ReutersMar 26, 2026 10:17 PM
  • Senegal saved $64 million using swaps, says finance minister
  • IMF was informed of swaps during regular exchanges, Diba says
  • IMF says does not have specific transaction terms

By Portia Crowe

- Senegal's finance minister on Thursday defended the government's use of derivative-linked financing and pushed back against accusations of a lack of disclosure, saying the instrument allows the country to borrow at significantly lower cost than international markets.

Finance minister Cheikh Diba said the West African nation used Total Return Swaps to fund operations with a yield of around 7%, compared with 11% to 12% yields in Eurobond markets, adding the gap generated savings of about 36 billion CFA francs ($64 million) for the treasury.
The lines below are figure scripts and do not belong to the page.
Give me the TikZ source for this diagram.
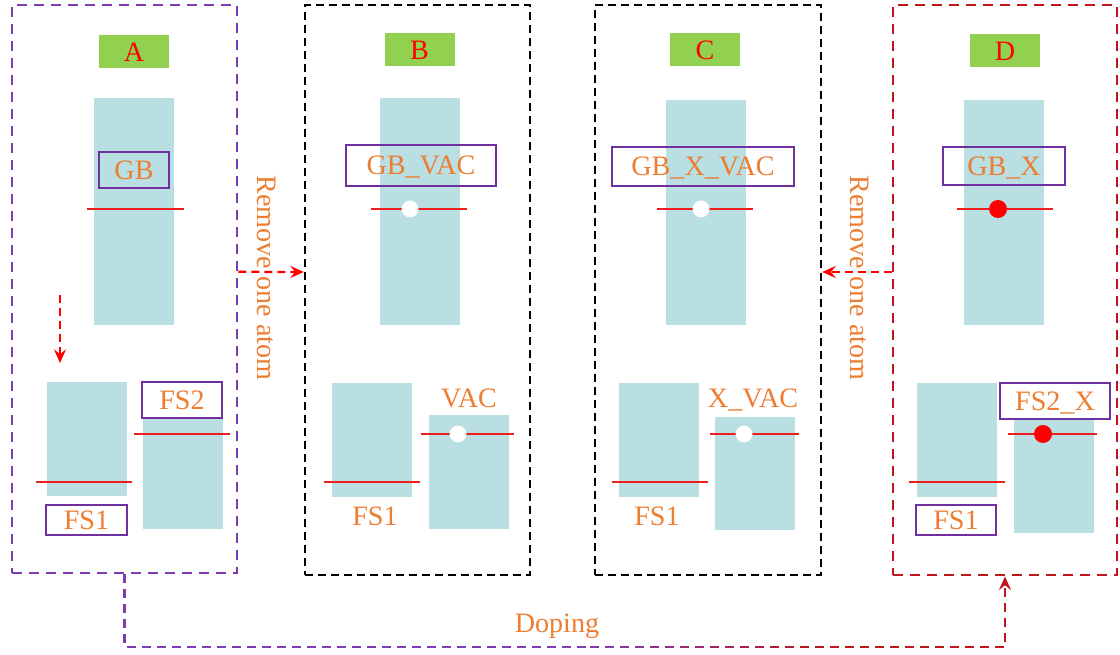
\documentclass[tikz,border=0pt]{standalone}
\usepackage{fontspec}
\setmainfont{Liberation Serif}
\usetikzlibrary{arrows.meta}
\definecolor{fpurple}{RGB}{125,60,180}
\definecolor{lpurple}{RGB}{112,48,160}
\definecolor{fred}{RGB}{192,20,30}
\definecolor{torange}{RGB}{237,125,49}
\definecolor{tgreen}{RGB}{146,208,80}
\definecolor{sblue}{RGB}{185,223,227}
\definecolor{lred}{RGB}{238,30,30}

\begin{document}
\begin{tikzpicture}[>={Stealth[length=0.34cm,width=0.3cm,inset=0.12cm]},font=\fontsize{20}{22}\selectfont,
 frm/.style={draw,line width=2pt,dash pattern=on 0.25cm off 0.175cm,minimum width=5.625cm,minimum height=14.25cm},
 tg/.style={fill=tgreen,text=red,minimum width=1.75cm,minimum height=0.825cm,inner sep=0pt,text height=13.2pt,text depth=0pt},
 blk/.style={fill=sblue,minimum width=2.0cm,inner sep=0pt},
 lbl/.style={draw=lpurple,line width=1.1pt,text=torange,minimum height=0.9cm,inner sep=0pt,text height=13.2pt,text depth=0pt},
 txt/.style={text=torange,inner sep=0pt,text height=13.2pt,text depth=0pt},
 lvl/.style={draw=lred,line width=1.4pt},
 vac/.style={circle,fill=white,minimum size=0.42cm,inner sep=0pt},
 dop/.style={circle,fill=red,minimum size=0.45cm,inner sep=0pt},
 mv/.style={draw=red,line width=1.6pt,dash pattern=on 0.2cm off 0.125cm,->},
 dpl/.style={line width=1.8pt,dash pattern=on 0.225cm off 0.15cm}]
\useasboundingbox (0,0) rectangle (28,-16.375);
% frames
\node[frm,draw=fpurple,minimum height=14.2cm] (fA) at (3.1125,-7.225) {};
\node[frm,draw=black,line width=1.6pt,dash pattern=on 0.2cm off 0.125cm] (fB) at (10.4375,-7.25) {};
\node[frm,draw=black,line width=1.6pt,dash pattern=on 0.2cm off 0.125cm,minimum width=5.65cm] (fC) at (17.7,-7.25) {};
\node[frm,draw=fred,minimum width=5.6cm] (fD) at (25.125,-7.25) {};
% tags
\node[tg] (tA) at (3.35,-1.3) {A};
\node[tg] (tB) at (10.49,-1.25) {B};
\node[tg] (tC) at (17.625,-1.25) {C};
\node[tg] (tD) at (25.125,-1.275) {D};
% slabs
\node[blk,minimum height=5.675cm] (gA) at (3.35,-5.29) {};
\node[blk,minimum height=5.675cm] (gB) at (10.51,-5.29) {};
\node[blk,minimum height=5.625cm] (gC) at (17.65,-5.31) {};
\node[blk,minimum height=5.625cm] (gD) at (25.1,-5.31) {};
\node[blk,minimum height=2.85cm] (sA1) at (2.1625,-10.975) {};
\node[blk,minimum height=2.85cm] (sB1) at (9.3,-10.99) {};
\node[blk,minimum height=2.85cm] (sC1) at (16.475,-10.99) {};
\node[blk,minimum height=2.85cm] (sD1) at (23.925,-10.99) {};
\node[blk,minimum height=2.775cm] (sA2) at (4.575,-11.8375) {};
\node[blk,minimum height=2.85cm] (sB2) at (11.725,-11.8) {};
\node[blk,minimum height=2.825cm] (sC2) at (18.875,-11.8375) {};
\node[blk,minimum height=2.875cm] (sD2) at (26.35,-11.8875) {};
% levels
\draw[lvl] (2.175,-5.225) -- (4.6,-5.225);
\draw[lvl] (9.275,-5.225) -- (11.675,-5.225);
\draw[lvl] (16.425,-5.225) -- (18.825,-5.225);
\draw[lvl] (23.925,-5.225) -- (26.325,-5.225);
\draw[lvl] (0.9,-12.05) -- (3.3,-12.05);
\draw[lvl] (8.1,-12.05) -- (10.5,-12.05);
\draw[lvl] (15.3,-12.05) -- (17.7,-12.05);
\draw[lvl] (22.725,-12.05) -- (25.125,-12.05);
\draw[lvl] (3.35,-10.85) -- (5.75,-10.85);
\draw[lvl] (10.525,-10.85) -- (12.85,-10.85);
\draw[lvl] (17.75,-10.85) -- (19.975,-10.85);
\draw[lvl] (25.2,-10.85) -- (27.425,-10.85);
\node[vac] (cB1) at (10.25,-5.225) {};
\node[vac] (cC1) at (17.525,-5.225) {};
\node[dop] (dD1) at (24.95,-5.225) {};
\node[vac] (cB2) at (11.45,-10.85) {};
\node[vac] (cC2) at (18.6,-10.85) {};
\node[dop] (dD2) at (26.075,-10.85) {};
% labels
\node[lbl,minimum width=1.75cm] (lA) at (3.35,-4.25) {GB};
\node[lbl,minimum width=3.75cm,minimum height=1.025cm] (lB) at (10.525,-4.1375) {GB\_VAC};
\node[lbl,minimum width=4.55cm,minimum height=0.975cm] (lC) at (17.575,-4.1625) {GB\_X\_VAC};
\node[lbl,minimum width=3.05cm,minimum height=0.95cm] (lD) at (25.1,-4.15) {GB\_X};
\node[lbl,minimum width=2.0cm] (fsA2) at (4.55,-10.0) {FS2};
\node[lbl,minimum width=2.025cm,minimum height=0.75cm] (fsA1) at (2.1625,-13.0) {FS1};
\node[lbl,minimum width=2.0cm,minimum height=0.75cm] (fsD1) at (23.9,-13.0) {FS1};
\node[lbl,minimum width=2.75cm] (fsD2) at (26.375,-10.025) {FS2\_X};
\node[txt] (vB) at (11.725,-9.95) {VAC};
\node[txt] (vC) at (18.825,-9.95) {X\_VAC};
\node[txt] (fsB1) at (9.375,-12.9) {FS1};
\node[txt] (fsC1) at (16.425,-12.9) {FS1};
% moves
\coordinate (p0) at (1.5,-7.375);
\coordinate (p1) at (1.5,-9.075);
\draw[mv] (p0) -- (p1);
\draw[mv] ([yshift=0.43cm]fA.east) -- ([yshift=0.45cm]fB.west);
\draw[mv] ([yshift=0.45cm]fD.west) -- ([yshift=0.45cm]fC.east);
\node[txt,rotate=-90] (rA) at (6.675,-6.95) {Remove one atom};
\node[txt,rotate=-90] (rD) at (21.5,-6.95) {Remove one atom};
% doping
\coordinate (dp) at (0,-16.175);
\draw[dpl,draw=fpurple] (fA.south) -- (fA.south |- dp) -- (14.75,-16.175);
\foreach \k in {1,...,8} {
  \pgfmathsetmacro\m{12.5*\k-6.25}
  \draw[dpl,draw=fred!\m!fpurple] (14.0+0.75*\k,-16.175) -- (14.75+0.75*\k,-16.175);
}
\draw[dpl,draw=fred,->] (20.75,-16.175) -- (fD.south |- dp) -- (fD.south);
\node[txt] (dtx) at (13.925,-15.575) {Doping};
\end{tikzpicture}
\end{document}
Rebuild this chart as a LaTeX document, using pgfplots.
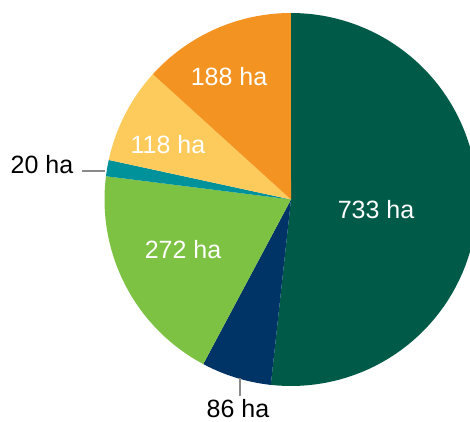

Senegal used TRS across seven operations between April and November 2025, according to a finance ministry statement earlier this week. The transactions have drawn scrutiny amid broader concerns over Senegal's debt reporting, complicating its relationship with the International Monetary Fund as the country seeks to restore confidence and secure a new program.

Diba said on Thursday that the IMF was informed last year of the existence of the swaps as part of regular exchanges.

Details of the swaps were first reported earlier this week by the Financial Times, which said the transactions could give new creditors privileges over existing bondholders, and cited IMF concerns about the extent of information available on such operations.

Diba pushed back against that characterization, saying that there was no embedded preferential treatment, or attached collateral.

However, the minister said higher interest rates could reduce the value of the bonds held by the TRS investors, triggering what he called an “independent amount” of about 30% to cover the risk. He did not detail what would trigger such a call.

"The Senegalese authorities have informed IMF staff about a number of total return swap transactions with lenders," an IMF spokesperson said.

"However, the specific terms of these transactions have not yet been shared with the Fund. In general, such total return swaps would be considered as external debt for the purpose of the Fund's debt sustainability analyses."

The global lender froze funding from a $1.8 billion program after the initial misreporting was discovered in September 2024. Access to international bond markets also evaporated, leaving Senegal dependent on regional markets to meet its financing needs.